Для чиновника «уметь жить» значило найти возможность брать взятки и воровать. Вологжанин Л. Ф. Пантелеев, в деталях описывая провинциальное мещанско-чиновничье житье-бытье, пишет о первом муже своей матери, подлесничем Никольского уезда. Он настолько крепко пил, что только раз в неделю удавалось протрезвить его для подписания бумаг. Все дела вел письмоводитель, которому и отдавали все годовое жалованье подлесничего – 500 руб. ассигнациями, немногим более 140 руб. серебром. Губернское начальство хорошо было осведомлено об этом казусе, и матушка мемуариста ежегодно платила, кому следовало, 2000 руб. ассигнациями, чтобы на следующий год подлесничего-алкоголика оставили на месте. Уж очень лакомо было место: «В округе считалось около сорока тысяч ревизских душ; все они были обложены регулярною и безнедоимочною податью: пятьдесят копеек с души исправнику, по двадцать пять копеек стряпчему и лесничему и т. д. Это могло давать Александру Федоровичу до десяти тысяч рублей в год, но он почему-то считал такой побор рискованным и им не пользовался. «И без него жили, – говаривала матушка, – дом был как полная чаша, разве только птичьего молока недоставало». Александр Федорович много проигрывал, ублаготворялось губернское начальство – за все расплачивались казенные леса, исчезали целые корабельные боры» (133; 24).

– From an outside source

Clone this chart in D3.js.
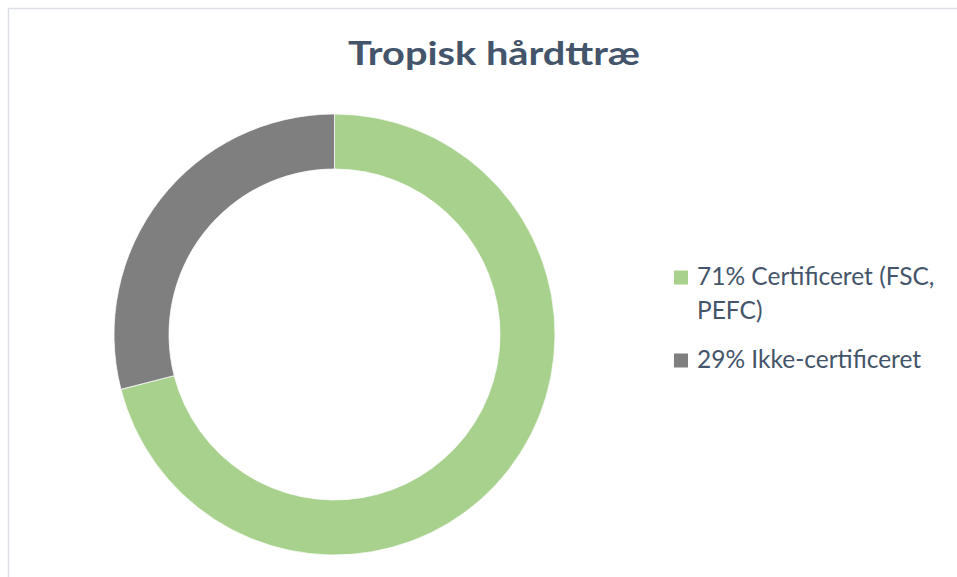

Телеграфист, коллежский регистратор
Искусство заключалось в том, чтобы найти доходное место и возможности его эксплуатации. Наряду с лесным, крайне выгодным считалось соляное дело: соль, облагавшаяся высоким налогом, была тогда дорога. «Главными формами, – вспоминал сенатор М. Б. Веселовский, – здесь были: уменье ловко потопить баржу (с солью. – Л. Б.) и воспользоваться потоплением соляных амбаров»: баржу топили после того, как с нее была выгружена соль, а затопление вешними водами амбаров, стоявших на берегу, служило основанием для списания уже проданной соли (Цит. по: 72; 45). В 1864 г. в Нижнем Новгороде разразился грандиозный скандал, какого, по удачному выражению одной местной помещицы, «не бывало ни в одной Европе». В городе обитали два брата из дворянской фамилии Вердеревских, известные как «братья-разбойники», или «хлебосолы»: А. Е. Вердеревский, нажившийся, в качестве провиантского чиновника Военного ведомства, на поставках в армию во время Крымской войны гнилой муки, прозывался «хлебный Вердеревский», а В. Е. Вердеревский, председатель Нижегородской казенной палаты, в чьем ведении были соляные амбары, слыл за «соляного Вердеревского»; отсюда и прозвище – «хлебосолы». Казна имела на Окском берегу до 80 огромных амбаров, в которые и поступала соль с низовьев Волги. Поскольку амбары были на низменном берегу и весной подтоплялись, соль партиями продавалась на сторону и списывалась на счет сил природы. Но этого показалось мало, и в 1864 г. 25 пустых амбаров, в которых числилось 1,5 млн пудов (!) соли, «неожиданно» сползли в воду. Была назначена ревизия, а затем и следствие, тянувшееся четыре года. За это время зловредные нижегородцы успели сложить стишок: «Близко Нижнего утес / Вырос точно до небес; / А внизу амбаров ряд, / Тут казенной соли склад. / Соли добрый сберегатель / Вердеревский председатель / И помощник его Терский / Оказались оба мерзки. / Они каждою весной / Расправлялися с казной; / Соль грузили караваном, / Деньги клали по карманам…». Стишок, конечно, так себе, зато дело было столь славное, что в мае 1869 г. Вердеревского и Терского приговорили к лишению прав состояния и ссылке в Сибирь, а полицмейстера Лаппо-Старженецкого – к исключению со службы. Прочие участники дела отделались легким испугом (163; 482–484).